In an accelerated learning course, it’s possible for the magic student to get from beginner level to the base of lower-intermediate (e.g., ACR, Elmsley Count, Half Pass) in a dozen lessons. This mean that they will be capable of doing the effects and techniques competently. (Most people take a lot longer than this.)
Doing magic confidently and entertainingly, however, is another matter. Because certain fundamentals of learning only take place ‘in the field’, the lessons themselves only ever take the student half way. The other half comes from trying out the tricks live, failing or succeeding, logging how and why the failures and successes happened, and keeping on until the failures represent nothing more than minor, unforeseeable glitches which even an expert magician will likely face.
Smelling the roses
During an accelerated journey along the royal road, going off on tangents and ‘stopping to smell the roses’ can very often feed back into the main course in unexpected ways, as well as keeping one’s interest fresh. Learning a coin trick, for example, can help with performing card magic in ways which are not immediately apparent (e.g., palming a coin and doing various tricks could help build confidence in palming cards).
Magically speaking, all roads lead to Rome; the basic principles of magic are the same no matter which area one is studying.
Some of these tangents may be irrelevant or misleading at certain points – there is no point in trying to learn two versions of the same sleight, say, if they both hinder each other’s practice.
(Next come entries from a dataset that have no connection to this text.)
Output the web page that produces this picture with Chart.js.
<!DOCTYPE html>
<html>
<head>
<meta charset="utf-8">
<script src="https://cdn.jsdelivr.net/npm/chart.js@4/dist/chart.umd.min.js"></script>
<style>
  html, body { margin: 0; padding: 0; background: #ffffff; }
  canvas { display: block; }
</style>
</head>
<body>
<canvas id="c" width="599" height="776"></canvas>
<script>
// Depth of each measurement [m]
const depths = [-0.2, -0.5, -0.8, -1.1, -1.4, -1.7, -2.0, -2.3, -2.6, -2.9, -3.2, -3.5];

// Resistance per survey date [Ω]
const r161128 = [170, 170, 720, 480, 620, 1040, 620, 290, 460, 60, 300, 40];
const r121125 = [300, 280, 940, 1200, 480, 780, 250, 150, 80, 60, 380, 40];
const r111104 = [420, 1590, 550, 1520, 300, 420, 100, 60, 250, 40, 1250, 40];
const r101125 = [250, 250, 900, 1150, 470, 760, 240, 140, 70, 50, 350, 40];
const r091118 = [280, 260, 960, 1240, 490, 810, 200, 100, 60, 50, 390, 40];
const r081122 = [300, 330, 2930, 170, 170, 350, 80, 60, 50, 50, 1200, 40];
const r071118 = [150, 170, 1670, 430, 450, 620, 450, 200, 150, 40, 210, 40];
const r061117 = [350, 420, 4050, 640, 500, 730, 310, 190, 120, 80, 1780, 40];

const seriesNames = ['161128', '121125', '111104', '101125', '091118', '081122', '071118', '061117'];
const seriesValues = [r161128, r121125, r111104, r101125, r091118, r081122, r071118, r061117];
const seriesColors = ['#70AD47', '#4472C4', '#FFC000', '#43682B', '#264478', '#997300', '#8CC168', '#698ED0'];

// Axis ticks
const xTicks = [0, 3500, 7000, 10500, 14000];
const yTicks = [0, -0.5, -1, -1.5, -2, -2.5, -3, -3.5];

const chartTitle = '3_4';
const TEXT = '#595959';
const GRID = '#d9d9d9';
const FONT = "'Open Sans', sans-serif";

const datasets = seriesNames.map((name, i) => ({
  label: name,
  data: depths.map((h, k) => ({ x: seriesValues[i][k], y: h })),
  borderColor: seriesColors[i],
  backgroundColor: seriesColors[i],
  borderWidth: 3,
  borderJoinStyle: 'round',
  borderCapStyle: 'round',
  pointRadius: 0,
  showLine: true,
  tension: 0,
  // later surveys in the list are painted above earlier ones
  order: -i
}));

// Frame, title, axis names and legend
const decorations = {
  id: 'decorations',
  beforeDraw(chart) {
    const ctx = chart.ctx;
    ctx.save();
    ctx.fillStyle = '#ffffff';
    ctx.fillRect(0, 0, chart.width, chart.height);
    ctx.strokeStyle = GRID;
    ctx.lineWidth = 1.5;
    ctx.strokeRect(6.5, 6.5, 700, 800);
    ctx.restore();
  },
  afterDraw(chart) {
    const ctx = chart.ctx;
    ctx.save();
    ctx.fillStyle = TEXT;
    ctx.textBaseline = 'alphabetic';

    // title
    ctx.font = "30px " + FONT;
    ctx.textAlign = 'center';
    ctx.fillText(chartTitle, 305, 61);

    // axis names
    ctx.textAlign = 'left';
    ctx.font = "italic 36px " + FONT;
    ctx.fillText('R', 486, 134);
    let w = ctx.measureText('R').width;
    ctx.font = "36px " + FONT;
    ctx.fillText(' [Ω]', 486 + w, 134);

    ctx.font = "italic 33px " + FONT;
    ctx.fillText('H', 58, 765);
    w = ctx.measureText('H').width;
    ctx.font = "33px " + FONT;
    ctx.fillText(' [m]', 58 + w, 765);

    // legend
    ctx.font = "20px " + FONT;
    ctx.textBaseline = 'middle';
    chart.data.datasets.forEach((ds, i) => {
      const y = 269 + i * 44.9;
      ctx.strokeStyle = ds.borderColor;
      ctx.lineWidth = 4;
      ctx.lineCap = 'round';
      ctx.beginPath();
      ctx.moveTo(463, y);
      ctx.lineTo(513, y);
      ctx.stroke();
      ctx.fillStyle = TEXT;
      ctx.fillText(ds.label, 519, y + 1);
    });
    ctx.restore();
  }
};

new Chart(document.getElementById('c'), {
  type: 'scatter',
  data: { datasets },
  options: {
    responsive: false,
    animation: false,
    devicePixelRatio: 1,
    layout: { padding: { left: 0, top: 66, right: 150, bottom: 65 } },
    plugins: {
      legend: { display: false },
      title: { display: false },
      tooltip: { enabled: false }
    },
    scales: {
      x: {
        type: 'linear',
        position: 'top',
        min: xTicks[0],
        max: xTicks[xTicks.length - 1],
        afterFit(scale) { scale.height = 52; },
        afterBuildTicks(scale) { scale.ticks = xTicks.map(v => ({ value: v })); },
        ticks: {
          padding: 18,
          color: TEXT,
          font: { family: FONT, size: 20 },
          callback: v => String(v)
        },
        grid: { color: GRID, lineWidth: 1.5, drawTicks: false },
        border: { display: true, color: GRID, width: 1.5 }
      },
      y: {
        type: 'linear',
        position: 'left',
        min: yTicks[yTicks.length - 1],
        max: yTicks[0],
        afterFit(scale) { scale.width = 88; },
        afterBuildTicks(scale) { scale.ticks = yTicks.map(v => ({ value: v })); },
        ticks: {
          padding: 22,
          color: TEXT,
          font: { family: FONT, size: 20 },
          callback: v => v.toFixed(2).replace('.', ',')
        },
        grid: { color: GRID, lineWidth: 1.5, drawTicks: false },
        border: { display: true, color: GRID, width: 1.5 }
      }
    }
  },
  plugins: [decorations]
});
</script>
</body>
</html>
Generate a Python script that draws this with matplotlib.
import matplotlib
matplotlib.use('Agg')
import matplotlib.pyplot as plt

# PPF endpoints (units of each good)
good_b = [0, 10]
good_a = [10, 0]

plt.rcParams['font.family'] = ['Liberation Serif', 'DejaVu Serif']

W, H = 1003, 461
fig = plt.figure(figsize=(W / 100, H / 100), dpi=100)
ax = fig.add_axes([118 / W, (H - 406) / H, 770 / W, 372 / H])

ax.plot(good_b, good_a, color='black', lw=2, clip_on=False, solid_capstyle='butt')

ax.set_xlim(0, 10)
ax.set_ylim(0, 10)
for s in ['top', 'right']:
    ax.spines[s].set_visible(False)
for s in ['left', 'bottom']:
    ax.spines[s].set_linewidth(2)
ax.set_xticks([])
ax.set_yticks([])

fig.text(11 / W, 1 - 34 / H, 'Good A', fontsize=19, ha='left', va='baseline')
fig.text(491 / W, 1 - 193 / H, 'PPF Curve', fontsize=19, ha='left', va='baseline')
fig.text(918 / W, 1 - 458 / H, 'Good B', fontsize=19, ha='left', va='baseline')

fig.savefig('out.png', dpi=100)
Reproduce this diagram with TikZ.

But something unrelated is probably harmless and possibly even helpful. Because magic learning is not as linear as in other fields, tangents are not as well defined and may not be tangents in reality. Magically speaking, all roads lead to Rome; the basic principles of magic – illusion, presentation, misdirection, interaction, etc. – are the same no matter which area one is studying.
All magic is the same
To the complete beginner, all magic is the same – beginners ask on web forums the innocent-sounding question, ‘How do magicians do their tricks?’ In the learning of magic it all gets split up into separate fields, with sub-categories and sub-sub categories. But at a certain point – especially if one has learned a number of different disciplines in magic – it all starts to come back together again. Coming back around the circle, it all becomes, once again, just magic.